Among the Ruins: the Decline and Fall of the Roman Catholic Church
by Paul L. Williams
Prometheus Books, Amherst, New York 2017
We seem to be “on a roll”: new books on the manifold Catholic crises appear now almost weekly. No sooner had I written about the Catholic “decline and fall” genre when a new candidate comes across the transom. Paul Williams’s Among the Ruins takes us through the phenomena of the post-Conciliar collapse of Catholicism: the interminable financial and sexual abuse scandals, the disintegration of doctrine and liturgy, the Vatican chaos. He writes as a reporter summarizing facts that have already been disclosed and published. His forcefully and clearly written book has the merit of not focusing primarily on Pope Francis. Rather, Mr. Williams takes us back 50 years and more and recapitulates facts that we may have been aware of at one time but have conveniently discarded.
Having said that, I have to rate Among the Ruins as one of the least of the entrants in this field. Like most reporters, Paul Williams concentrates on superficial if revealing factoids instead of trying to identify underlying realities. He is often uncritical in the use of sources. In his eagerness to present damning facts about the current Church he at times espouses opinions more commonly associated with the Church’s progressive wing.
He takes strong positions, typical of the more extreme right wing of Catholicism, but without sufficient development to make them convincing. Yes, Masonic infiltrators are definitely an issue – especially in Italy and certain other places in Europe. But what is their significance compared to the very public influence and manipulation of the Church by the news media, the universities, the corporations and even the secular governments? Paul Williams brings up facts that show Pope John Paul II was not at all the “rigid” defender of Orthodoxy that both critics and proponents of Pope Francis make him out to be. But to qualify successfully the last years of John Paul II’s papacy as bearing “the mark of the antichrist” requires much more background and explanation than what Mr. Williams gives the topic. Absent that, such statements only contribute to a loss of credibility.
Paul Williams brackets his book with profoundly pessimistic descriptions of services at his parish in West Scranton in Northeast Pennsylvania in 1958 and in the same area today (the author’s own parish in 1958 closed some twenty years ago). It’s no surprise that his writing grows more eloquent as he describes things he himself has seen. Mr. Williams concludes his book with this:
How had it come to this? A time when Saturday night became Sunday morning, when the sacred altar transformed into a common table, when potted plants replaced the statues of the Saints…. When the majestic Mass that inspired many of the worlds greatest thinkers, artist, and composers, transformed into a religious travesty.
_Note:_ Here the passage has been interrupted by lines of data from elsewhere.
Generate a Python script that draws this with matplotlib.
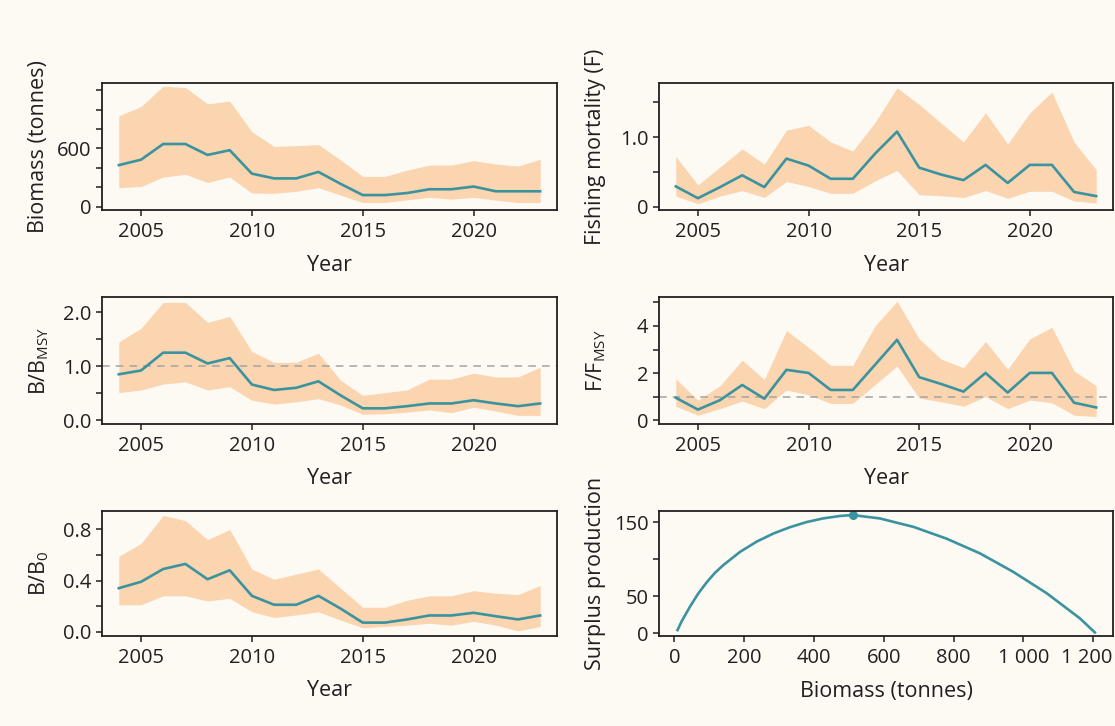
import numpy as np
import matplotlib.pyplot as plt
import matplotlib.transforms as mtransforms

# Stock assessment panels: biomass, fishing mortality, ratios and surplus production

years = list(range(2004, 2024))

# Biomass (tonnes)
biomass_mid = [428, 484, 646, 646, 533, 582, 340, 291, 291, 358,
               235, 119, 119, 140, 179, 179, 207, 158, 158, 158]
biomass_lo = [196, 207, 305, 333, 249, 305, 140, 137, 158, 196,
              119, 42, 42, 70, 95, 77, 95, 67, 42, 42]
biomass_hi = [937, 1032, 1242, 1228, 1060, 1088, 772, 621, 628, 639,
              481, 312, 312, 375, 428, 428, 474, 439, 418, 488]

# Fishing mortality (F)
f_mid = [0.29, 0.12, 0.28, 0.45, 0.28, 0.69, 0.59, 0.40, 0.40, 0.76,
         1.08, 0.56, 0.46, 0.38, 0.60, 0.34, 0.60, 0.60, 0.21, 0.15]
f_lo = [0.15, 0.04, 0.15, 0.23, 0.13, 0.36, 0.29, 0.19, 0.19, 0.37,
        0.52, 0.17, 0.155, 0.13, 0.23, 0.12, 0.22, 0.22, 0.08, 0.05]
f_hi = [0.72, 0.31, 0.57, 0.83, 0.61, 1.10, 1.17, 0.93, 0.80, 1.21,
        1.71, 1.47, 1.20, 0.93, 1.35, 0.90, 1.35, 1.65, 0.93, 0.53]

# B/BMSY
bbmsy_mid = [0.85, 0.92, 1.25, 1.25, 1.05, 1.15, 0.66, 0.56, 0.60, 0.72,
             0.46, 0.22, 0.22, 0.26, 0.31, 0.31, 0.37, 0.31, 0.26, 0.31]
bbmsy_lo = [0.51, 0.56, 0.67, 0.71, 0.56, 0.62, 0.37, 0.30, 0.34, 0.40,
            0.28, 0.11, 0.12, 0.15, 0.19, 0.14, 0.24, 0.17, 0.09, 0.09]
bbmsy_hi = [1.45, 1.70, 2.18, 2.18, 1.81, 1.92, 1.27, 1.07, 1.07, 1.24,
            0.74, 0.46, 0.51, 0.56, 0.76, 0.76, 0.87, 0.80, 0.80, 0.98]

# F/FMSY
ffmsy_mid = [0.96, 0.46, 0.86, 1.50, 0.92, 2.14, 2.01, 1.29, 1.29, 2.35,
             3.41, 1.83, 1.54, 1.22, 2.01, 1.18, 2.01, 2.01, 0.75, 0.55]
ffmsy_lo = [0.60, 0.22, 0.50, 0.82, 0.50, 1.29, 1.08, 0.72, 0.72, 1.51,
            2.30, 0.94, 0.79, 0.60, 1.01, 0.50, 0.86, 0.75, 0.22, 0.17]
ffmsy_hi = [1.76, 0.86, 1.47, 2.55, 1.73, 3.80, 3.09, 2.33, 2.33, 3.99,
            5.04, 3.45, 2.59, 2.23, 3.34, 2.16, 3.45, 3.94, 2.09, 1.47]

# B/B0
bb0_mid = [0.34, 0.39, 0.49, 0.53, 0.41, 0.48, 0.28, 0.21, 0.21, 0.28,
           0.18, 0.07, 0.07, 0.095, 0.126, 0.126, 0.147, 0.12, 0.095, 0.126]
bb0_lo = [0.21, 0.21, 0.28, 0.28, 0.24, 0.26, 0.155, 0.11, 0.13, 0.155,
          0.09, 0.03, 0.04, 0.05, 0.065, 0.05, 0.08, 0.05, 0.005, 0.04]
bb0_hi = [0.59, 0.69, 0.91, 0.87, 0.72, 0.80, 0.49, 0.41, 0.45, 0.49,
          0.34, 0.19, 0.19, 0.245, 0.28, 0.28, 0.32, 0.30, 0.29, 0.36]

# Surplus production curve
sp_biomass = [9, 21, 45, 69, 93, 117, 140, 188, 236, 284, 331, 379, 427, 475, 511,
              589, 685, 780, 876, 971, 1067, 1162, 1205]
sp_value = [4, 16, 36, 54, 69, 82, 92, 110, 124, 135, 143.5, 150.5, 155.5, 158.8, 160,
            155.4, 144, 128, 108, 83, 54, 20, 0.8]
msy_biomass = 511
msy_value = 160

# Colours
bg = '#fdf9f3'
band = '#fbd4b0'
teal = '#3a939e'
ink = '#231f20'

plt.rcParams['font.family'] = ['Open Sans', 'DejaVu Sans']
plt.rcParams['mathtext.fontset'] = 'custom'
plt.rcParams['mathtext.rm'] = 'Open Sans'
plt.rcParams['mathtext.it'] = 'Open Sans:italic'

W, H = 1115, 726
fig = plt.figure(figsize=(W / 100, H / 100), dpi=100, facecolor=bg)

tick_size = 14.5
label_size = 15.5


def make_axes(x0, x1, y0, y1):
    # pixel box -> figure fraction
    ax = fig.add_axes([x0 / W, 1 - y1 / H, (x1 - x0) / W, (y1 - y0) / H])
    ax.set_facecolor(bg)
    for s in ax.spines.values():
        s.set_color(ink)
        s.set_linewidth(1.3)
    ax.tick_params(direction='out', length=4.5, width=1.1, color=ink,
                   labelcolor=ink, labelsize=tick_size)
    ax.tick_params(axis='x', pad=4)
    ax.tick_params(axis='y', pad=3)
    return ax


def set_labels(ax, xlabel, ylabel, box_w, box_h):
    # fixed label lines, like R's mtext
    ax.set_xlabel(xlabel, fontsize=label_size, color=ink)
    ax.set_ylabel(ylabel, fontsize=label_size, color=ink)
    ax.xaxis.label.set_va('center')
    ax.yaxis.label.set_va('center')
    ax.xaxis.set_label_coords(0.5, -55 / box_h)
    ax.yaxis.set_label_coords(-63 / box_w, 0.5)


def time_panel(ax, mid, lo, hi, ylim, ticks, ticklabels, ylabel, box_w, box_h, ref=None):
    ax.fill_between(years, lo, hi, color=band, linewidth=0)
    if ref is not None:
        ax.axhline(ref, color='#a3a3a3', linestyle=(0, (5, 4)), linewidth=1.1)
    ax.plot(years, mid, color=teal, linewidth=1.9)
    ax.set_xlim(2003.24, 2023.76)
    ax.set_ylim(*ylim)
    ax.set_xticks([2005, 2010, 2015, 2020])
    ax.set_yticks(ticks)
    ax.set_yticklabels(ticklabels)
    set_labels(ax, 'Year', ylabel, box_w, box_h)


ax1 = make_axes(102, 557, 83, 210)
time_panel(ax1, biomass_mid, biomass_lo, biomass_hi, (-35, 1275),
           [0, 200, 400, 600, 800, 1000, 1200],
           ['0', '', '', '600', '', '', ''], 'Biomass (tonnes)', 455, 127)

ax2 = make_axes(659, 1113, 83, 210)
time_panel(ax2, f_mid, f_lo, f_hi, (-0.05, 1.78),
           [0, 0.5, 1.0, 1.5], ['0', '', '1.0', ''], 'Fishing mortality (F)', 454, 127)

ax3 = make_axes(102, 557, 297, 424)
time_panel(ax3, bbmsy_mid, bbmsy_lo, bbmsy_hi, (-0.07, 2.28),
           [0, 0.5, 1.0, 1.5, 2.0], ['0.0', '', '1.0', '', '2.0'],
           r'B/B$_{\mathrm{MSY}}$', 455, 127, ref=1.0)

ax4 = make_axes(659, 1113, 297, 424)
time_panel(ax4, ffmsy_mid, ffmsy_lo, ffmsy_hi, (-0.15, 5.22),
           [0, 1, 2, 3, 4, 5], ['0', '', '2', '', '4', ''],
           r'F/F$_{\mathrm{MSY}}$', 454, 127, ref=1.0)

ax5 = make_axes(102, 557, 511, 636)
time_panel(ax5, bb0_mid, bb0_lo, bb0_hi, (-0.035, 0.945),
           [0, 0.2, 0.4, 0.6, 0.8], ['0.0', '', '0.4', '', '0.8'],
           r'B/B$_{0}$', 455, 125)

# Surplus production vs biomass
ax6 = make_axes(659, 1113, 511, 636)
ax6.plot(sp_biomass, sp_value, color=teal, linewidth=1.9)
ax6.plot([msy_biomass], [msy_value], 'o', color=teal, markersize=5.5)
ax6.set_xlim(-44, 1257)
ax6.set_ylim(-4, 165.5)
ax6.set_xticks([0, 200, 400, 600, 800, 1000, 1200])
ax6.set_xticklabels(['0', '200', '400', '600', '800', '1 000', '1 200'])
ax6.set_yticks([0, 50, 100, 150])
ax6.set_yticklabels(['0', '50', '', '150'])
set_labels(ax6, 'Biomass (tonnes)', 'Surplus production', 454, 125)

# last label sits at the right edge; nudge it in so it stays whole
last = ax6.get_xticklabels()[-1]
last.set_transform(last.get_transform() +
                   mtransforms.ScaledTranslation(-6 / 100, 0, fig.dpi_scale_trans))

fig.savefig('out.png', dpi=100, facecolor=bg)
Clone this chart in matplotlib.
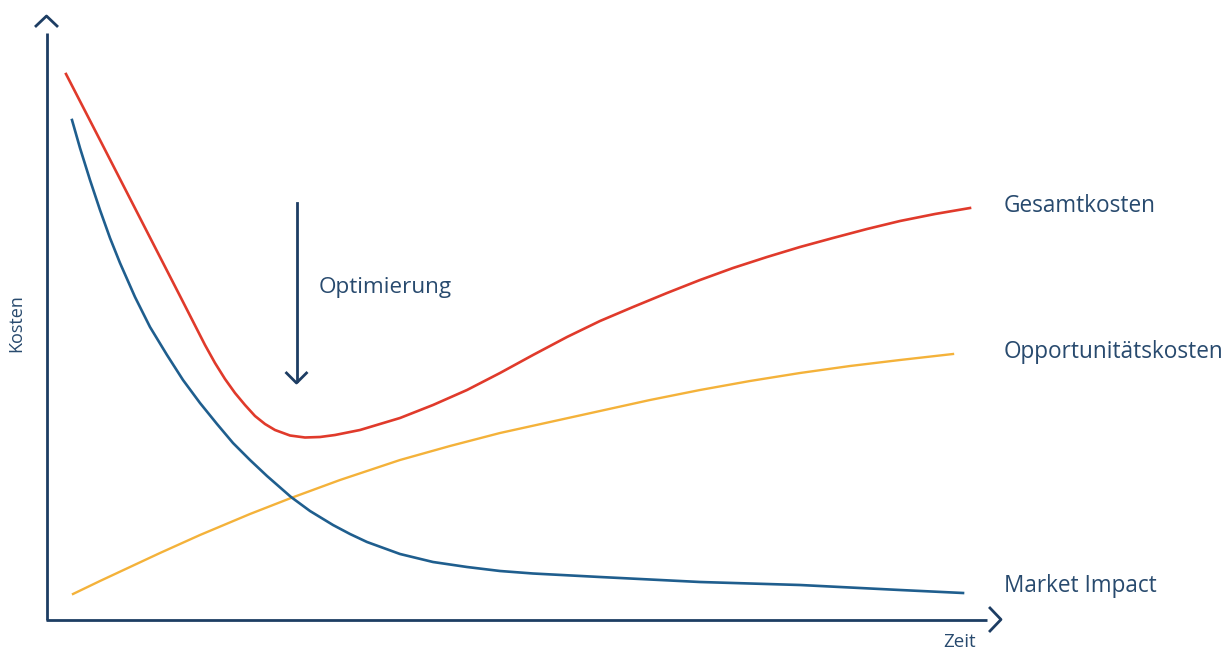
import matplotlib
matplotlib.use("Agg")
import matplotlib.pyplot as plt

# Kurven im Bildkoordinatensystem (x nach rechts, y nach unten)
market_x = [72, 80, 90, 100, 110, 120, 135, 150, 167, 183, 200, 217, 233, 250, 267, 291, 310, 333, 350, 367, 400, 433, 467, 500, 533, 600, 700, 800, 900, 963]
market_y = [120, 148, 180, 210, 238, 263, 297, 327, 355, 380, 403, 424, 443, 460, 476, 497, 511, 525, 534, 542, 554, 562, 567, 571, 573.5, 577, 582, 585, 590, 593]

gesamt_x = [66, 100, 140, 180, 205, 215, 225, 235, 245, 255, 265, 275, 290, 305, 320, 335, 360, 400, 433, 467, 500, 533, 567, 600, 633, 667, 700, 733, 767, 800, 833, 867, 900, 935, 970]
gesamt_y = [74, 140, 218, 296, 345, 363, 379, 393, 405, 416, 424, 430, 435.5, 437.5, 437, 435, 430, 418, 405, 390, 373, 355, 337, 321, 307, 293, 280, 268, 257, 247, 238, 229, 221, 214, 208]

oppo_x = [73, 100, 130, 160, 200, 250, 291, 340, 400, 450, 500, 550, 600, 650, 700, 750, 800, 850, 900, 953]
oppo_y = [594, 581, 567, 553, 535, 514, 498, 480, 460, 446, 433, 422, 411, 400, 390, 381, 373, 366, 360, 354]

labels = ["Gesamtkosten", "Opportunitätskosten", "Market Impact"]
label_y = [206, 352, 586]

NAVY = "#1d3d63"
TEXT = "#284a6e"

plt.rcParams["font.family"] = ["Open Sans", "DejaVu Sans"]

fig = plt.figure(figsize=(12.26, 6.52), dpi=100)
ax = fig.add_axes([0, 0, 1, 1])
ax.set_xlim(0, 1226)
ax.set_ylim(652, 0)
ax.axis("off")

# Achsen mit Pfeilspitzen
ax.plot([46.5, 46.5], [620, 33], color=NAVY, lw=2.0, solid_capstyle="butt")
ax.plot([36, 46.5, 57], [26, 16, 26], color=NAVY, lw=2.0)
ax.plot([45.5, 987], [619.5, 619.5], color=NAVY, lw=2.0, solid_capstyle="butt")
ax.plot([990, 1001, 990], [608, 619.5, 631], color=NAVY, lw=2.0)

ax.plot(oppo_x, oppo_y, color="#f4b23a", lw=1.7, solid_joinstyle="round")
ax.plot(market_x, market_y, color="#1f5e8e", lw=1.9, solid_joinstyle="round")
ax.plot(gesamt_x, gesamt_y, color="#e03a2b", lw=1.9, solid_joinstyle="round")

# Optimierungspfeil
ax.plot([296.5, 296.5], [203, 381], color=NAVY, lw=2.0)
ax.plot([286.5, 296.5, 306.5], [373, 383, 373], color=NAVY, lw=2.0)
ax.text(319, 288, "Optimierung", color=TEXT, fontsize=16.2, va="center", ha="left")

for lab, y in zip(labels, label_y):
    ax.text(1004, y, lab, color=TEXT, fontsize=16.3, va="center", ha="left")

ax.text(16, 323, "Kosten", color=TEXT, fontsize=13, rotation=90, va="center", ha="center")
ax.text(960, 642, "Zeit", color=TEXT, fontsize=13.5, va="center", ha="center")

fig.savefig("out.png", dpi=100)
The congregants walked from the church to the descending darkness. Many had come in search of some hint of transcendence, a measure of sanctity, a sense of spiritual belonging that they had experienced in the church of their childhood. What was lost could never be recaptured. It could only be remembered.
It was time to leave.
Here, at the local level, we get to experience the true, terrible cost of the clerical aberrations of the last 50 years. Yet, also proceeding from the local level, readers of this blog will know that we cannot concur that the Catholic cause is hopeless. For, contrary to what Paul Williams implies above, the Traditional Mass continues to be celebrated. A Mass, I should add, that very often is celebrated today in a more dignified and complete manner than in 1958. And it is from that Mass, in some way we now cannot visualize, that rebirth will come.